Address
- 22931 Main Street Mercer, Missouri, 64661 United States

District information
- Type: Public
- Grades: PreK–12
- Superintendent: Dan Owens
- Schools: 1

Students and staff
- Students: 170
- Teachers: 23.03
- Staff: 17.71
- Student–teacher ratio: 7.38

Other information
- Website: www.northmercer.k12.mo.us

= North Mercer School District =

School district in Missouri, U.S.

The North Mercer School District, officially known as the North Mercer County R-III School District, is a public school district headquartered in Mercer, Missouri. The district operates a single PreK–12 school, North Mercer School, and serves the town of Mercer and a portion of nearby Ravanna.

== Administration ==
As of 2025, the district superintendent is Dan Owens, whose contract was extended by the Board of Education in 2020. The principal for all grade levels is Wes Guilkey, whose contract was also renewed in 2021.

== Academics ==
The district offers a full K–12 curriculum and participates in dual credit programs to support college readiness. In 1995, students from the Lineville-Clio Community School District in Iowa attended Spanish classes at North Mercer School as part of a cooperative arrangement.

== Performance ==
As of the 2024–2025 school year, the district serves approximately 156 students and maintains a student–teacher ratio of about 7:1, one of the lowest in the state. The district ranks in the top 20% of Missouri public school districts for academic performance, with math proficiency at 48% and reading proficiency at 56%, both above state averages.

== Athletics ==
In 2005, North Mercer entered into a cooperative agreement with the Princeton R-V School District for athletics. Under this arrangement, North Mercer hosts boys' softball for both districts, while Princeton hosts football.
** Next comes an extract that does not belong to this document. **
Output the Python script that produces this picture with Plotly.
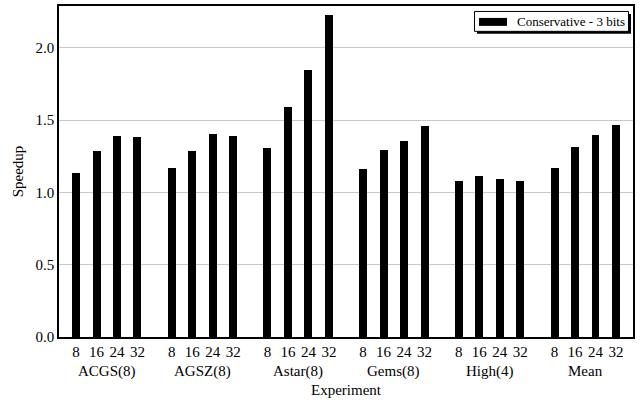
import plotly.graph_objects as go

groups = ["ACGS(8)", "AGSZ(8)", "Astar(8)", "Gems(8)", "High(4)", "Mean"]
sizes = ["8", "16", "24", "32"]
speedup = {
    "ACGS(8)": [1.133, 1.285, 1.392, 1.385],
    "AGSZ(8)": [1.168, 1.285, 1.402, 1.390],
    "Astar(8)": [1.308, 1.592, 1.844, 2.225],
    "Gems(8)": [1.163, 1.292, 1.358, 1.457],
    "High(4)": [1.078, 1.117, 1.092, 1.080],
    "Mean": [1.168, 1.312, 1.399, 1.466],
}
series_name = "Conservative - 3 bits"

GROUP_STEP = 4.67
FONT = "Liberation Serif"

W, H = 640, 403
ML, MR, MT, MB = 59, 7, 4, 66
PW, PH = W - ML - MR, H - MT - MB


def px(x):
    return (x - ML) / PW


def py(y):
    return (H - MB - y) / PH


xs, ys, labels = [], [], []
for gi, g in enumerate(groups):
    for si, s in enumerate(sizes):
        xs.append(gi * GROUP_STEP + si)
        ys.append(speedup[g][si])
        labels.append(s)

fig = go.Figure()
fig.add_trace(go.Bar(x=xs, y=ys, width=0.39, name=series_name,
                     marker=dict(color="black", line=dict(width=0)),
                     showlegend=False))

x_lo = -0.83
x_hi = (len(groups) - 1) * GROUP_STEP + 3 + 0.83

for gi, g in enumerate(groups):
    fig.add_annotation(x=gi * GROUP_STEP + 1.5, y=0, xref="x", yref="paper",
                       text=g, showarrow=False, yanchor="top", yshift=-24,
                       font=dict(family=FONT, size=15, color="black"))

# custom legend: shadow, box, symbol, text
fig.add_shape(type="rect", xref="paper", yref="paper", layer="above",
              x0=px(477), x1=px(631), y0=py(32), y1=py(12),
              line=dict(width=0), fillcolor="black")
fig.add_shape(type="rect", xref="paper", yref="paper", layer="above",
              x0=px(474.5), x1=px(628.5), y0=py(29.5), y1=py(9.5),
              line=dict(width=1, color="black"), fillcolor="white")
fig.add_shape(type="rect", xref="paper", yref="paper", layer="above",
              x0=px(479), x1=px(507), y0=py(24), y1=py(16),
              line=dict(width=0), fillcolor="black")
fig.add_annotation(x=px(515), y=py(20), xref="paper", yref="paper",
                   text=series_name, showarrow=False, xanchor="left",
                   yanchor="middle",
                   font=dict(family=FONT, size=13, color="black"))

fig.update_layout(
    width=W, height=H,
    margin=dict(l=ML, r=MR, t=MT, b=MB),
    paper_bgcolor="white", plot_bgcolor="white",
    font=dict(family=FONT, size=15, color="black"),
    bargap=0,
    showlegend=False,
    xaxis=dict(range=[x_lo, x_hi], tickmode="array", tickvals=xs, ticktext=labels,
               showgrid=False, zeroline=False, showline=True, linecolor="black",
               linewidth=1.5, mirror=True, ticks="",
               title=dict(text="Experiment", standoff=26,
                          font=dict(family=FONT, size=15))),
    yaxis=dict(range=[0, 2.29], tickmode="array",
               tickvals=[0, 0.5, 1.0, 1.5, 2.0],
               ticktext=["0.0", "0.5", "1.0", "1.5", "2.0"],
               showgrid=True, gridcolor="#c8c8c8", gridwidth=1,
               zeroline=False, showline=True, linecolor="black", linewidth=1.5,
               mirror=True, ticks="",
               title=dict(text="Speedup", standoff=8,
                          font=dict(family=FONT, size=15))),
)

fig.write_html("out.html", config={"displayModeBar": False},
               post_script="document.body.style.margin='0';")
== Facilities and Programs ==
The district offers a variety of extracurricular programs, including a summer after-school program and partnerships with local arts organizations such as the Children's Theater Workshop.

==Extent==
The North Mercer School District covers the northeastern third of Mercer County, Missouri including the municipalities of Mercer and South Lineville, and part of the census-designated place Ravanna.